If Mark had grown up in today’s world, his life – and its outcome – might be drastically different. He would have role models who are gay. He would watch TV shows with popular characters who look and talk just like him. People would be less likely to judge him. Some people would embrace him and celebrate his differences.
If Mark had grown up in today’s world, I wouldn’t have wondered so often what was going on with him. He always seemed uncomfortable at family events. Looking back now, I have an idea of what was going on in his head, how out-of-place and unaccepted he probably felt. But I only saw a boy who seemed to not like us. I only saw how others responded to him and how they did nothing to ease his awkwardness – even the adults.
I simply didn’t know enough to understand what was going on. Few people were openly gay in the ’70s, and certainly no one in my Irish Catholic neighborhood was (at least not openly). Tolerance wasn’t a common word then, so no one understood the pain of those who weren’t tolerated.

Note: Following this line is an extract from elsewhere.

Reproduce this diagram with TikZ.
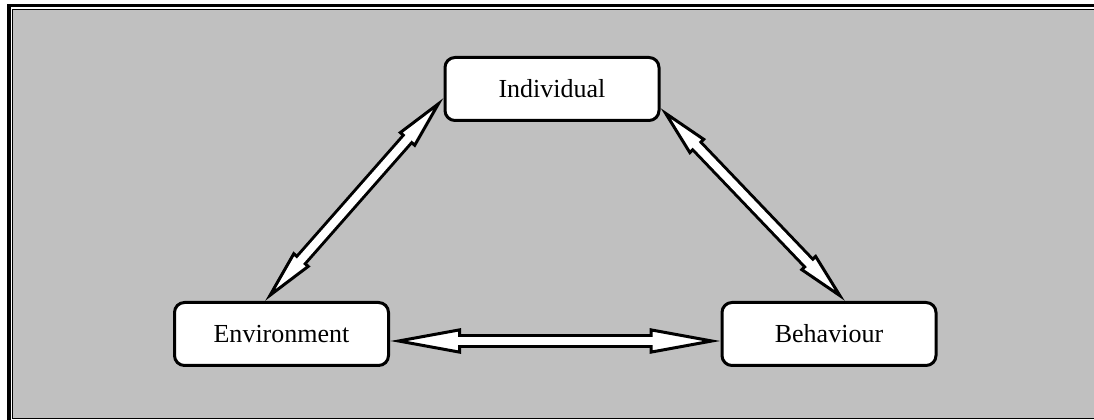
\documentclass[tikz,border=0pt]{standalone}
\usepackage{fontspec}
\setmainfont{Liberation Serif}
\usetikzlibrary{arrows.meta}
\definecolor{panelgray}{RGB}{192,192,192}
\tikzset{factor/.style={
            draw,
            fill=white,
            line width=0.06cm,
            rounded corners=0.2cm,
            minimum width=4.28cm,
            minimum height=1.26cm,
            inner sep=0pt,
            font=\fontsize{14.8}{18}\selectfont
        },
        twoway/.style 2 args={
            line width=0.06cm,
            {Triangle[length=#1,width=#2,fill=white]}-{Triangle[length=#1,width=#2,fill=white]},
            preaction={draw,-,line width=0.28cm,shorten <=0.9cm,shorten >=0.9cm},
            postaction={draw=white,-,line width=0.16cm,shorten <=0.9cm,shorten >=0.9cm}
        }
    }
\begin{document}
\begin{tikzpicture}
    \useasboundingbox (0,0) rectangle (21.88,8.4);
    % panel and frame
    \fill[panelgray] (0.25,0.03) rectangle (22.2,8.21);
    \draw[line width=0.08cm] (0.18,-0.1) -- (0.18,8.32);
    \draw[line width=0.06cm] (0.14,8.29) -- (22.2,8.29);
    \draw[line width=0.02cm] (0.25,0.02) -- (0.25,8.21) -- (22.2,8.21);
    \draw[line width=0.03cm] (0.25,0.03) -- (22.2,0.03);

    \node[factor] (ind) at (11.04,6.62) {Individual};
    \node[factor] (env) at (5.63,1.72) {Environment};
    \node[factor] (beh) at (16.58,1.72) {Behaviour};

    \draw[twoway={1.12cm}{0.44cm}] ([xshift=-0.33cm]env.north) -- ([yshift=-0.18cm]ind.west);
    \draw[twoway={1.08cm}{0.44cm}] ([yshift=-0.38cm]ind.east) -- ([xshift=0.32cm]beh.north);
    \draw[twoway={1.42cm}{0.5cm}] ([yshift=-0.14cm]env.east) -- ([yshift=-0.14cm]beh.west);
\end{tikzpicture}
\end{document}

I can’t help but blame myself a little for not trying harder to understand. When I heard of his suicide, there was a part of me that thought many of the people who knew him – including me – should feel some shame. Surely, those who treated him poorly shared in the blame of his depression. But so did those of us who did little to actively include him in our lives.
I don’t think Mark would say I was unkind to him – ever. But I also don’t think he would say I included him in our childhood games like I did my other cousins. I don’t think he would say I sat next to him to chat the night away and fight off the boredom of family gatherings. I did too little. For our whole childhood, and his whole life, I did too little. I don’t think I did anything to make him feel loved.

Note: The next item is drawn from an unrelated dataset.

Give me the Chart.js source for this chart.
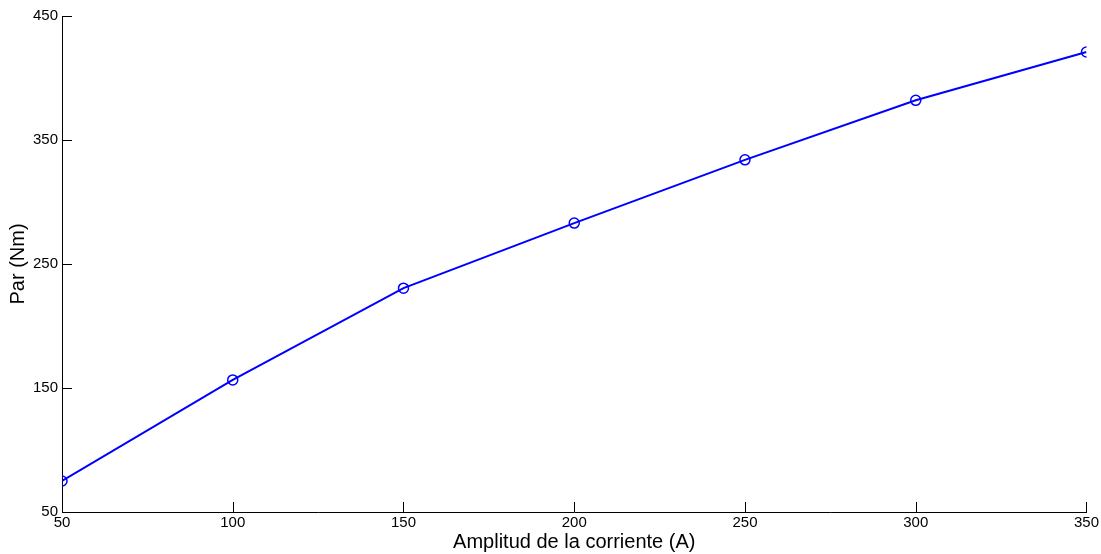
<!DOCTYPE html>
<html>
<head>
<meta charset="utf-8">
<script src="https://cdn.jsdelivr.net/npm/chart.js@4.4.0/dist/chart.umd.min.js"></script>
<style>
  html, body { margin: 0; padding: 0; background: #fff; }
  #wrap { width: 1101px; height: 554px; }
</style>
</head>
<body>
<div id="wrap"><canvas id="parChart" width="1101" height="554"></canvas></div>
<script>
// datos
const corriente = [50, 100, 150, 200, 250, 300, 350];
const par = [75, 156.5, 230.5, 283, 334, 382, 421];
const xTicks = [50, 100, 150, 200, 250, 300, 350];
const yTicks = [50, 150, 250, 350, 450];

// marcas de eje hacia dentro (estilo matlab)
const inwardTicks = {
    id: 'inwardTicks',
    afterDraw(chart) {
        const ctx = chart.ctx;
        const xs = chart.scales.x, ys = chart.scales.y;
        const area = chart.chartArea;
        ctx.save();
        ctx.strokeStyle = '#000';
        ctx.lineWidth = 1;
        ctx.beginPath();
        xTicks.forEach(v => {
            const px = Math.round(xs.getPixelForValue(v)) + 0.5;
            ctx.moveTo(px, area.bottom);
            ctx.lineTo(px, area.bottom - 10);
        });
        yTicks.forEach(v => {
            const py = Math.round(ys.getPixelForValue(v)) + 0.5;
            ctx.moveTo(area.left, py);
            ctx.lineTo(area.left + 10, py);
        });
        ctx.stroke();
        ctx.restore();
    }
};

const ctx = document.getElementById('parChart').getContext('2d');
const myChart = new Chart(ctx, {
    type: 'line',
    data: {
        datasets: [{
            data: corriente.map((c, i) => ({x: c, y: par[i]})),
            borderColor: '#0000ff',
            borderWidth: 2,
            pointRadius: 5,
            pointBorderWidth: 1.5,
            pointBorderColor: '#0000ff',
            pointBackgroundColor: 'rgba(0,0,0,0)',
            tension: 0
        }]
    },
    options: {
        responsive: false,
        animation: false,
        layout: { padding: { left: 0, right: 14, top: 16, bottom: 0 } },
        plugins: {
            legend: { display: false },
            tooltip: { enabled: false }
        },
        scales: {
            x: {
                type: 'linear',
                min: 50,
                max: 350,
                afterBuildTicks: s => { s.ticks = xTicks.map(v => ({value: v})); },
                afterFit: s => { s.height = 42; },
                grid: { display: false, drawTicks: false },
                border: { display: true, color: '#000', width: 1 },
                ticks: {
                    color: '#000',
                    padding: 2,
                    maxRotation: 0,
                    font: { family: 'Liberation Sans, Arial', size: 15 }
                },
                title: {
                    display: true,
                    text: 'Amplitud de la corriente (A)',
                    color: '#000',
                    padding: { top: 0, bottom: 0 },
                    font: { family: 'Liberation Sans, Arial', size: 20 }
                }
            },
            y: {
                type: 'linear',
                min: 50,
                max: 450,
                afterBuildTicks: s => { s.ticks = yTicks.map(v => ({value: v})); },
                afterFit: s => { s.width = 62; },
                grid: { display: false, drawTicks: false },
                border: { display: true, color: '#000', width: 1 },
                ticks: {
                    color: '#000',
                    padding: 4,
                    font: { family: 'Liberation Sans, Arial', size: 15 }
                },
                title: {
                    display: true,
                    text: 'Par (Nm)',
                    color: '#000',
                    padding: { top: 6, bottom: 0 },
                    font: { family: 'Liberation Sans, Arial', size: 20 }
                }
            }
        }
    },
    plugins: [inwardTicks]
});
</script>
</body>
</html>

If I had, it wouldn’t have changed how his life ended, but I can’t help but think it would have changed something. Maybe I would have given him some moments of happiness or a feeling of acceptance. Maybe he could have relaxed and experienced the comfortable ease you can have among friends and family. Maybe I could have made him feel loved, at least by me.
My cousin Karen made him feel loved. She was my age, and my close friend. She was also Mark’s close friend. When we were together, I was aware of the connection she had with Mark, and I didn’t understand it. Now that we’re older, I admire her. At a young age, she was able to ignore Mark’s differences and only see the good. Her instinct was to love him, to show him that, and he responded as anyone would – he loved her back.
Karen acted then as many people do now. But she was able to show tolerance before it became a political issue. She didn’t have to witness social debates or hear public service announcements to understand the importance of accepting people for who they are. She simply loved Mark. That was it.
She knew something it took the rest of us years and years to learn: It’s good to love someone, even if they aren’t like you. I should have known.